Прочитав "Трактат о Степном Волке", Гарри Галлер стоит на кладбище у только что выкопанной могилы, где, как ему чудится, "кончалось все, все наша культура, вся наша вера, вся наша жизнерадостность, которая была очень больна и скоро там тоже будет зарыта. Кладбищем был мир нашей культуры, Иисус Христос и Сократ, Моцарт и Гайдн, Данте и Гете были здесь лишь потускневшими именами на ржавеющих жестяных досках, а кругом стояли смущенные и изолгавшиеся поминальшики, которые много бы дали за то, чтобы снова поверить в это, когда-то честное, серьезное слово отчаяние и скорби об этом ушедшем мире, а не просто стоять у могилы со смущенной ухмылкой". И Степному Волку становится уже невмоготу слушать "высокую" музыку, Букстехуде и Бах не утешают, а мучают его, перенося в мир прежнего "идеального Гарри" - того, которого на самом деле больше уже нет. Обливаясь слезами при звуках Гайдновского дуэта, он уходит не дожидаясь конца концерта, и бредет по улицам мимо ресторанов, где джаз-оркестры играют "мелодию его теперешней жизни".

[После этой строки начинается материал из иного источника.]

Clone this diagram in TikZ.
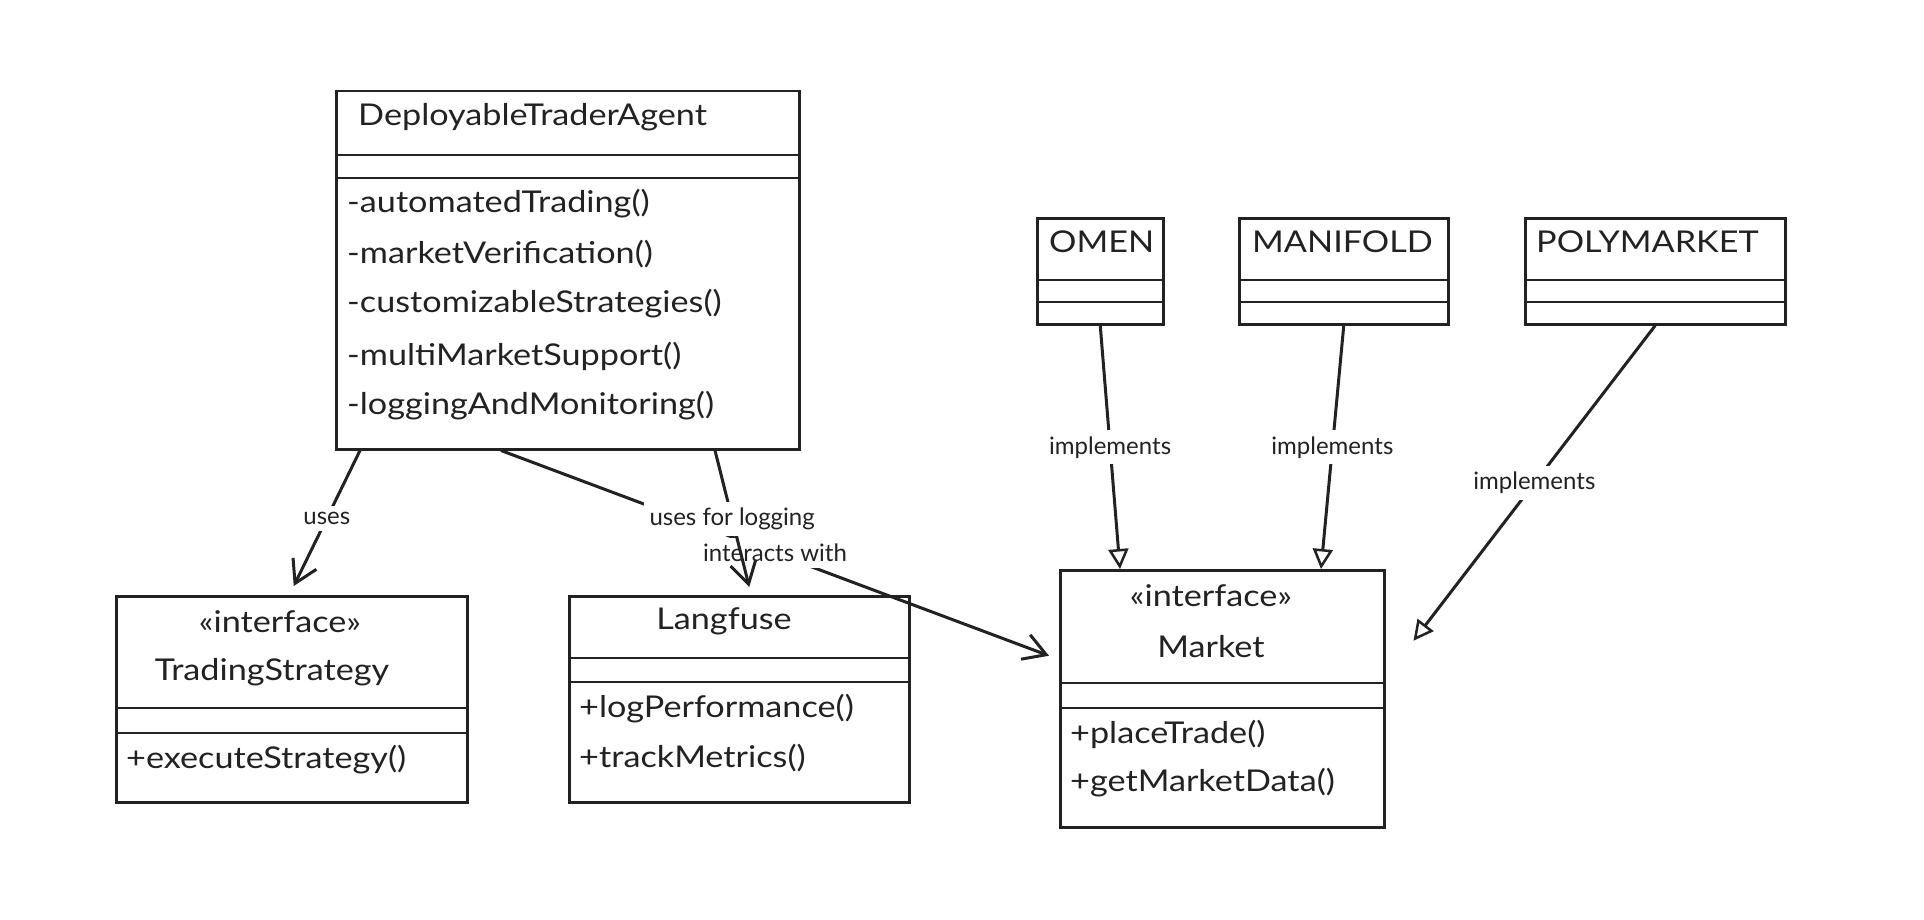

Гарри по началу занимает жесткую позицию по отношению к новому-джазу. Говоря, что нельзя ставить на одну ступень Моцарта и новейший фокстрот. И не одно и тоже - играть людям божественную и вечную музыку или дешевые однодневки. Его оппонент, другой герой романа джазовый музыкант Пабло, отвечает ему: ах, дорогой мой - говорит Пабло, - насчет ступеней вы, наверное, целиком правы. Я решительно ничего не имею против того, чтобы вы ставили и Моцарта, и Гайдна, и Валенсию на какие вам угодно ступени! Мне это совершенно безразлично, определять ступени - не мое дело, меня об этом не спрашивают. Моцарта, возможно, будут играть и через сто лет, а "Валенсию" не будут - это, я думаю, мы можем спокойно предоставить господу богу, он справедлив и ведает сроками, которым суждено прожить нам всем, а также каждому вальсу и каждому фокстроту, он наверняка поступит правильно. Мы же, музыканты, должны делать свое дело, выполнять свои обязанности и задачи: мы должны играть то, чего как раз в данный момент хочется людям, и играть мы это должны как можно лучше, красивей и энергичней.
От себя могу добавить, искусство или любое другое проявления культуры, должно несет человеку не только веселье, но и развитие его чувственной сферы или (и) интеллектуальной сферы и вообще любую положительную градацию или (и) доставлять эстетическое наслаждение.